If you hope to influence or motivate someone to take action, the first thing you need to do is spend as much time as possible really understanding who they are and where they’re coming from. You need to know what their real pains and challenges are. (we touched on this in an earlier post this year)

Your business is all about THEM! 

Your customers don’t want to be motivated, they want their problem solved. They want to be understood and served. It is all about THEM. 

If you focus on trying to motivate people to take a particular action, chances are you will fail. Why? Because wanting to motivate someone is inherently a self-centered desire. “I want to click here” or “I want to build my list” or “I want people to subscribe” are all statements and sentiment that are all about YOU.

Commit to Understanding First.

If you want to truly connect with your audience, you need to start by understanding them better than anyone else does. Learn as much as you can about them, figure out where they hang out, where they shop, what they do. Once you know where they are, seek them out and start asking them questions.

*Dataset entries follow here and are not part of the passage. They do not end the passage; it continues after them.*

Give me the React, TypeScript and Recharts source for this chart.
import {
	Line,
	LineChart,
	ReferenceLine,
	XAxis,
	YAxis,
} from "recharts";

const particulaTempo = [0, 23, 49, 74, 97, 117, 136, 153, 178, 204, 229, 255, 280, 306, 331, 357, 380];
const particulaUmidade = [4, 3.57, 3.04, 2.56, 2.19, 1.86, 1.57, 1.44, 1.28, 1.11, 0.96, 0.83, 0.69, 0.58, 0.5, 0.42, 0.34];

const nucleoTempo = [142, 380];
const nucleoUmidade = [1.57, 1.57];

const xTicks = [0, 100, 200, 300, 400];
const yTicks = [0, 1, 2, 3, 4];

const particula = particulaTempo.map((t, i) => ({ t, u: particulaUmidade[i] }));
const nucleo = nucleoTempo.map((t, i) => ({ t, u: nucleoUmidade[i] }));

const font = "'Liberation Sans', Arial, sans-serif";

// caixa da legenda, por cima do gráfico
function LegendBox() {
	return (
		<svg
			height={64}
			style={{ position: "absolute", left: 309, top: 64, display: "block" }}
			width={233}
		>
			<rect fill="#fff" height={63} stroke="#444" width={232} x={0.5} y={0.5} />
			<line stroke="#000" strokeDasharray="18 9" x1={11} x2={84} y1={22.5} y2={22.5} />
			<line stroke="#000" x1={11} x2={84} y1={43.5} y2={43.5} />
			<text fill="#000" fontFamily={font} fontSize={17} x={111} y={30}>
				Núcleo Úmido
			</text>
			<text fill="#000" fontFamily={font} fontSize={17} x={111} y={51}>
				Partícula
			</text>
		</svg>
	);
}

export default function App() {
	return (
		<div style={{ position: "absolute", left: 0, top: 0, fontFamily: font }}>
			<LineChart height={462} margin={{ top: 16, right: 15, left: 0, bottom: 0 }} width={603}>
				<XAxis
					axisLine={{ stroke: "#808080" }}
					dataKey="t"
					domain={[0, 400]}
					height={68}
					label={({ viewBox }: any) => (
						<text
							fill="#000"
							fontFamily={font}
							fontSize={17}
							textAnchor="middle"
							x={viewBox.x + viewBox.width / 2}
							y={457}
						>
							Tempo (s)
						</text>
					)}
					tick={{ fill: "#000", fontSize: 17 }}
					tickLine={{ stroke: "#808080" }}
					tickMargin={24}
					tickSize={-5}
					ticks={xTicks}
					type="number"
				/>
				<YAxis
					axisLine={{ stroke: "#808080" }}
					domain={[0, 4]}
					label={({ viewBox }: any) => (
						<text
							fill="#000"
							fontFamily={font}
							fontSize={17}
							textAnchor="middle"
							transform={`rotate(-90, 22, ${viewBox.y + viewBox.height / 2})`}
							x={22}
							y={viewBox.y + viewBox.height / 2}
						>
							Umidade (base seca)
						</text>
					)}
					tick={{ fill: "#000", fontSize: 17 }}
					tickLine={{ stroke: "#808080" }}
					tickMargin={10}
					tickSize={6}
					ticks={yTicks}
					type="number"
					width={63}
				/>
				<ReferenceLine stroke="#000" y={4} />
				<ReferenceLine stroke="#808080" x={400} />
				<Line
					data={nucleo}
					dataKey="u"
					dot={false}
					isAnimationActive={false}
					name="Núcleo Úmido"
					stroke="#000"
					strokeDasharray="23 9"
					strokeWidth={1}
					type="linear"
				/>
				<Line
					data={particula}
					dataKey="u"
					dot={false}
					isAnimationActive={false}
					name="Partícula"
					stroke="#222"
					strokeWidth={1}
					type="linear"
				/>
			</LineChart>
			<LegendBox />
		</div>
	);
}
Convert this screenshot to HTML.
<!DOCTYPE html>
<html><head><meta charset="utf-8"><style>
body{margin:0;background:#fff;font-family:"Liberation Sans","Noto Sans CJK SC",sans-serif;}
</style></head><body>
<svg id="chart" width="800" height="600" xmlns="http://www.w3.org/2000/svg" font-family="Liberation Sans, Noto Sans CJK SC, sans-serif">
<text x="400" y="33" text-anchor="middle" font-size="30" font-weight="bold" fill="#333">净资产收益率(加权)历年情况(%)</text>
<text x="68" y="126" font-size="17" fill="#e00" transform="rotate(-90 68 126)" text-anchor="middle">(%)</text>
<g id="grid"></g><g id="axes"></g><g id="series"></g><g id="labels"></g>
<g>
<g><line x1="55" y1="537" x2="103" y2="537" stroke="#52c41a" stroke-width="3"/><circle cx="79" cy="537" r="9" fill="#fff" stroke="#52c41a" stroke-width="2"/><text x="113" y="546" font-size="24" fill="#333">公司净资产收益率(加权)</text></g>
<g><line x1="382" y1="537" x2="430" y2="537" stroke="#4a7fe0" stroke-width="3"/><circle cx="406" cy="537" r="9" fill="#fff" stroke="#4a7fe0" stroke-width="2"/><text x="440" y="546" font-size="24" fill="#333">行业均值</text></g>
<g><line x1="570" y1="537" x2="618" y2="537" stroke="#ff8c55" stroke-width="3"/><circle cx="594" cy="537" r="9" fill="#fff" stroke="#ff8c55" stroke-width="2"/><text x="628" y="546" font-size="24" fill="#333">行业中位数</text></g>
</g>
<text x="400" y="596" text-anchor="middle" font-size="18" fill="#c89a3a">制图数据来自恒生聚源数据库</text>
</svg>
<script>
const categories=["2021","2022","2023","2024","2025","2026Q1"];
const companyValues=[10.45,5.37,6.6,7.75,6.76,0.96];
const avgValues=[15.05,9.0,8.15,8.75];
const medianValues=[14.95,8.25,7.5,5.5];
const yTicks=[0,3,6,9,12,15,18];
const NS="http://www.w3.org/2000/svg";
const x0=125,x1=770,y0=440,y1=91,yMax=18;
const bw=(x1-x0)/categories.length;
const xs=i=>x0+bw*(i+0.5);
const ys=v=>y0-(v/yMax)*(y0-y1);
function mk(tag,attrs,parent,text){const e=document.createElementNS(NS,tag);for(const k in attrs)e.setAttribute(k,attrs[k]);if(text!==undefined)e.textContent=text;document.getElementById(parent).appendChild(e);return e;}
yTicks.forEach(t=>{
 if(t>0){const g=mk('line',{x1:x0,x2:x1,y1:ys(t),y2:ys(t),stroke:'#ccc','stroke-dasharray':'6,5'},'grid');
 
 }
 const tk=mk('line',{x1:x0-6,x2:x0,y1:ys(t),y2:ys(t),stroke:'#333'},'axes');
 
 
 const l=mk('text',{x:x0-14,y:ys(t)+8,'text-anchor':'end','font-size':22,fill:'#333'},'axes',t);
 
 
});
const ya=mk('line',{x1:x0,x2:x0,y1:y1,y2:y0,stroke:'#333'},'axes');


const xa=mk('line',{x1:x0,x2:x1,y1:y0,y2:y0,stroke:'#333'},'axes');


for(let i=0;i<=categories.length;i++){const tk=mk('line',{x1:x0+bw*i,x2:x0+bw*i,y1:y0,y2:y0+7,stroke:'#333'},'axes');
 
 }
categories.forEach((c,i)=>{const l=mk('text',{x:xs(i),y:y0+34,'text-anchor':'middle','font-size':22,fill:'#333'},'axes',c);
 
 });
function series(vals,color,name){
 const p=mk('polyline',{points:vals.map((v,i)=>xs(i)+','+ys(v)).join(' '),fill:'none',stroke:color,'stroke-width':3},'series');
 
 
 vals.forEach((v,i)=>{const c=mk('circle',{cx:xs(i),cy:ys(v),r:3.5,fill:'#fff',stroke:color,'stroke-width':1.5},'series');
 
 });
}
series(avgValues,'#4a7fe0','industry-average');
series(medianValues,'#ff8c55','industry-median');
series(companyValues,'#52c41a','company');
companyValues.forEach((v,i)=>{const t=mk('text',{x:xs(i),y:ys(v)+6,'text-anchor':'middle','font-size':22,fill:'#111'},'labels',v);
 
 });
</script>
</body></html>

  • What is the real pain point in the market?
  • Why are they willing to spend money on your product/service/offer?
  • What is it like for them to not have a solution to their pain yet?

If you can understand your audience better than your competitors, you’ll be able to serve them better than your competitors.

Try to understand how your customers make a buying decision and why they aren’t choosing someone else. Try to understand what they want more than anything else.

Go deep and get results.

When you take the time to really go deep in understanding who your customers are, and what they need, and most importantly what they WANT, they will be that much more motivated (and predisposed) to respond.